Wednesday, March 07, 2007

Marrakech Film Festival



This is old news, but got buried over the holidays.

The Marrakech Film Festival took over town for nine days in the beginning of December with yellow billboards throughout the city. Occupancy rates at hotels surged to 100%, and restaurants normally quiet were booked solid. The festival is of growing importance in it’s 6th year, but still doesn’t generate sales - the real mark of a festival being a leader rather than a follower on the festival circuit.
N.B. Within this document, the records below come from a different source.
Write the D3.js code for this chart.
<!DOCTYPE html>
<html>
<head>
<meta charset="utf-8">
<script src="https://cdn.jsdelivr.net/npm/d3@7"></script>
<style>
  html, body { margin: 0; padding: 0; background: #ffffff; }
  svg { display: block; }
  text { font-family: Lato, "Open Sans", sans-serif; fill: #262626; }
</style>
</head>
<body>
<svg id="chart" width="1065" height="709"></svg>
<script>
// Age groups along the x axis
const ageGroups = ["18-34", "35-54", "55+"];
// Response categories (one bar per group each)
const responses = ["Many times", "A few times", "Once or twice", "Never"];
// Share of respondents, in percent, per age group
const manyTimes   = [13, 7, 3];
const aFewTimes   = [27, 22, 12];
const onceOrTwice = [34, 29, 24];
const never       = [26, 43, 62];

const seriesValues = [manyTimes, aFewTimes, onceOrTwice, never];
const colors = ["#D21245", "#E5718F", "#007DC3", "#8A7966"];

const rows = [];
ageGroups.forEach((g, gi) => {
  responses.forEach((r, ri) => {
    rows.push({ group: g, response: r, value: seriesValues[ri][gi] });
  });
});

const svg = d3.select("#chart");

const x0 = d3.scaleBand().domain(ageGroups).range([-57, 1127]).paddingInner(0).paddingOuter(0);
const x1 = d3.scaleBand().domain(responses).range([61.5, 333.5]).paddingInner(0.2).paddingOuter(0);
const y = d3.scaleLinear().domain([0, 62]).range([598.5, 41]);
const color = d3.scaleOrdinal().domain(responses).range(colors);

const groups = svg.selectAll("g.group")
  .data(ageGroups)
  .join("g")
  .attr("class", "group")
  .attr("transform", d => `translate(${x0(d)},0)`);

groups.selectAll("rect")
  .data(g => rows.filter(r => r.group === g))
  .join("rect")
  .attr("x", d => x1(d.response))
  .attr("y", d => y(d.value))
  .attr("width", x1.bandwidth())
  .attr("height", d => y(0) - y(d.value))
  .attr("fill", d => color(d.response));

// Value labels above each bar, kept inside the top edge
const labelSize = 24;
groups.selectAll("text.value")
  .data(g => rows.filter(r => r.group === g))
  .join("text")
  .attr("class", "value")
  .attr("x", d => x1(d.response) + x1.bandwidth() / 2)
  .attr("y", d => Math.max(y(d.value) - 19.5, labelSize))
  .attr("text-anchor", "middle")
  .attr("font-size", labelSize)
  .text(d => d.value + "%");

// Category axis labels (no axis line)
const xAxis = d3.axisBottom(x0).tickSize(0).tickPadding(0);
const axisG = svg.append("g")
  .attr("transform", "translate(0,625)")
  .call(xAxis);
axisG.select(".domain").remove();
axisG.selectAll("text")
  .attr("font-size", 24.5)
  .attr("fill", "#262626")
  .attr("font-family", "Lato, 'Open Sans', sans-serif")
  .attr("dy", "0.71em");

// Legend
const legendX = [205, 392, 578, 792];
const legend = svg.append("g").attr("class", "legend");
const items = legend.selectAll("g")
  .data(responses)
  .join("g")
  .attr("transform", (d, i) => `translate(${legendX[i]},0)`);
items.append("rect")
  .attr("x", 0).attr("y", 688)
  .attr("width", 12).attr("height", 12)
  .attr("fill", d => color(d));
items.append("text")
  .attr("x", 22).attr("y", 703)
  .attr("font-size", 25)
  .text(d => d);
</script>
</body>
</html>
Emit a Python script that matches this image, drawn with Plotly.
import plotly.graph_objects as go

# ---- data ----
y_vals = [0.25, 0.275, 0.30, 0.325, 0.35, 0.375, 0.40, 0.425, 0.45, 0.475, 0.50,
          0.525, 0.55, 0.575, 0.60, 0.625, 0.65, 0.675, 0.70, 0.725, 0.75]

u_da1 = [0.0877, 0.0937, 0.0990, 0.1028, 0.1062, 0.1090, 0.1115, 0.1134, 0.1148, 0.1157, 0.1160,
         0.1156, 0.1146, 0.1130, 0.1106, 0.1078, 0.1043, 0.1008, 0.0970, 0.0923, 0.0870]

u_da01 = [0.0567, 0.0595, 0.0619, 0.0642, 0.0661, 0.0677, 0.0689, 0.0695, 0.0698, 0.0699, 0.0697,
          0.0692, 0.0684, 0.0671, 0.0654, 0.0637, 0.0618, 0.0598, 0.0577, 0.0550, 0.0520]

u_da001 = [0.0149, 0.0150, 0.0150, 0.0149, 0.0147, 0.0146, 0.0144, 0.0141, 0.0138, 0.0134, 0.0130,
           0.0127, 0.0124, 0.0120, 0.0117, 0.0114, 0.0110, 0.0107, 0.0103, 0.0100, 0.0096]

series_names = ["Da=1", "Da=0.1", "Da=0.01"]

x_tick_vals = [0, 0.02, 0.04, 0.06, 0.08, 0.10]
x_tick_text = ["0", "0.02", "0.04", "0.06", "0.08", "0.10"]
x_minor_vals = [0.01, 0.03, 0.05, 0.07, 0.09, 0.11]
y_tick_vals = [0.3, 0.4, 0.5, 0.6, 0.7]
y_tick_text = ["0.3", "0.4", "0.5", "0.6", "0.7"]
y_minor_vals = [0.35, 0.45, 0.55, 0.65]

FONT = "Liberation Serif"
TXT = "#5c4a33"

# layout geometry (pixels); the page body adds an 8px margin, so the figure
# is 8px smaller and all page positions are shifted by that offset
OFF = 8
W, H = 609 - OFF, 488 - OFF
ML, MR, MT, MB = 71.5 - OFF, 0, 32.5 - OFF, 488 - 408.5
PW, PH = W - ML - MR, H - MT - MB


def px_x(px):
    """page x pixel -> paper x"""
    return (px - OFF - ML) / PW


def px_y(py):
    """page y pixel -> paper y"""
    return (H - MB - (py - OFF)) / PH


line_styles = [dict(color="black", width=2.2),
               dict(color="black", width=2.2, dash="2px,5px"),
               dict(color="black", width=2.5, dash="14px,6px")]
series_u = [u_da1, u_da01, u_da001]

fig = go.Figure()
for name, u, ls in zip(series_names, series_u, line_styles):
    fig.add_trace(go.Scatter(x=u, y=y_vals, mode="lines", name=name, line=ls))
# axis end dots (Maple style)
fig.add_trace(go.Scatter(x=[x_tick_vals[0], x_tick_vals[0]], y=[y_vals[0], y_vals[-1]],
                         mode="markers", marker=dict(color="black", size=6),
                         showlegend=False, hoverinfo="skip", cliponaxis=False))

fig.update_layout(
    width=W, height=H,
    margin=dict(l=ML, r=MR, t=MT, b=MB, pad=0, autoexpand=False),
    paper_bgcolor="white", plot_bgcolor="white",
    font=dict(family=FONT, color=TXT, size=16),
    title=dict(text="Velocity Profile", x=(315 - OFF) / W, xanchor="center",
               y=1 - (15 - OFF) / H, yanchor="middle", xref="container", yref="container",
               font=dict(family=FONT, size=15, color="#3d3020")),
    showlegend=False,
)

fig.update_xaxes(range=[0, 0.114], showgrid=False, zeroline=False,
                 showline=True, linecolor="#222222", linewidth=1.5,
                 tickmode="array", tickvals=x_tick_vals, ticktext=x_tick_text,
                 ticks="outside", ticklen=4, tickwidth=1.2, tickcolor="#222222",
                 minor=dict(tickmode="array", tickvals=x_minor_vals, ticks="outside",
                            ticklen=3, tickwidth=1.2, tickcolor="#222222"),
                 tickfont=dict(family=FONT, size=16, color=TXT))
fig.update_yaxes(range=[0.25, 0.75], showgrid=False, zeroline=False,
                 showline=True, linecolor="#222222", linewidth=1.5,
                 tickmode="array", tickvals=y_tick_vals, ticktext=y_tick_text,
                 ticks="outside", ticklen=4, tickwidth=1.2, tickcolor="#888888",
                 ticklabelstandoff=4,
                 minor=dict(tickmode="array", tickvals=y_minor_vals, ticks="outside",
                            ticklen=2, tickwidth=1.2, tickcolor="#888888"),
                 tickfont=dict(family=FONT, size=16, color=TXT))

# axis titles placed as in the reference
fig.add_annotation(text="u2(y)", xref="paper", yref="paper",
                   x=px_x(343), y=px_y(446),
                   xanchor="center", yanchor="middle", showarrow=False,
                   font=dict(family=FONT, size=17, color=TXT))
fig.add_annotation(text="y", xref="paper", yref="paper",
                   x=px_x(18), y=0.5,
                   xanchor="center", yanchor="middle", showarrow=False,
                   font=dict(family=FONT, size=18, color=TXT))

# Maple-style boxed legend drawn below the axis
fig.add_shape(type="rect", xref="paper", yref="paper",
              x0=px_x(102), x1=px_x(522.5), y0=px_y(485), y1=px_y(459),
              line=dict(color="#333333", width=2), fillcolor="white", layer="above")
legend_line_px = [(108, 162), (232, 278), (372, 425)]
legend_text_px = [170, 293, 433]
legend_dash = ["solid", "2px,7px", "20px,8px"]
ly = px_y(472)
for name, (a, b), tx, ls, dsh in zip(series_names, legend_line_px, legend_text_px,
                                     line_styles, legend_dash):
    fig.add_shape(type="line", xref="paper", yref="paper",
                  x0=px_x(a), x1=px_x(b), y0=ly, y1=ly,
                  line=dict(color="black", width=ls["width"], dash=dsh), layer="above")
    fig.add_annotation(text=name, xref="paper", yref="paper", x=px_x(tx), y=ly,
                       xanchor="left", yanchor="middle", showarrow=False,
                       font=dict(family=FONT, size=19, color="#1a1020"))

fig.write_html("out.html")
We attended expecting to find a wide array of international film-goers, and found the festival dominated by the French, as though this is a long weekend party for them.

The festival celebrated classic Italian films this year, but since we don’t speak Italian, we gave the selection a miss, and also missed most of the films screened in tribute to Susan Sarandon. (“Thelma & Louise,” we should mention, holds up much better than anticipated.)

All the films in the main competition screened at the Palais des Congres, which is an enormous convention center on Boulevard Mohammed VI. For the months leading up to the festival, we’ve seen workers putting in plants and fountains down the middle of the grand boulevard. In the past weeks, the intensity increased and armies of men in jumpsuits were applying fresh coats of paint to the curbs as people were already arriving.

It was a treat to see “Babel,” which we’d skipped when it played at the Megarama. Somehow, to see a film called “Babel” (which centers on ideas of communication and miscommunication and is acted in English, Spanish, Japanese, sign language, Arabic and Berber) dubbed into French seemed to miss the point. A large chunk of the film was shot in Morocco, and the film’s director, Alejandro González Iñárritu was on hand to introduce the film, along with the Moroccan cast. The biggest applause came at a scene most Americans wouldn’t even notice. When a helicopter finally arrives to take the Cate Blanchett and Brad Pitt characters to safety, Pitt offers the Moroccan guide who had helped them through the ordeal a handful of cash. The guide refuses the money in a modest, “I was just doing my duty,” gesture, the audience of 2000+ erupted in applause and cheers. In a country where many tourists see hands outstretched and hustlers looking for any chance to take advantage, the audience was more than thrilled to see a potrayal of another type of Moroccan. Before and after the screening, we saw the Moroccan actors being descended upon by autograph seeking fans.

There’s a lot of foreign film production in Morocco, but we know next to nothing, well, really nothing, about local Moroccan films. We made it a point to seek out local films and saw a pair of interesting pictures. “Wake Up, Morocco” was a soccer- (OK, football-) themed film exhorting people to seize the day and take charge of their own lives and futures. Not the most nuanced work, but an interesting piece, which gave credit and thanks to numerous members of the royal family. For a country whose unofficial motto often seems to be Inshallah, it was a welcome treat. The star-crossed lovers in “WWW. What a Wonderful World” were a hitman and a traffic cop, and while the film was slick and commercial, it showed a slice of contemporary life in Casablanca that we’re not used to seeing on screen.

We hope the organizers add some of the panels and filmmaker Q&As that help make festivals in the U.S. so much fun, and that programmers continue to search out compelling films from Morocco and throughout the Arab world.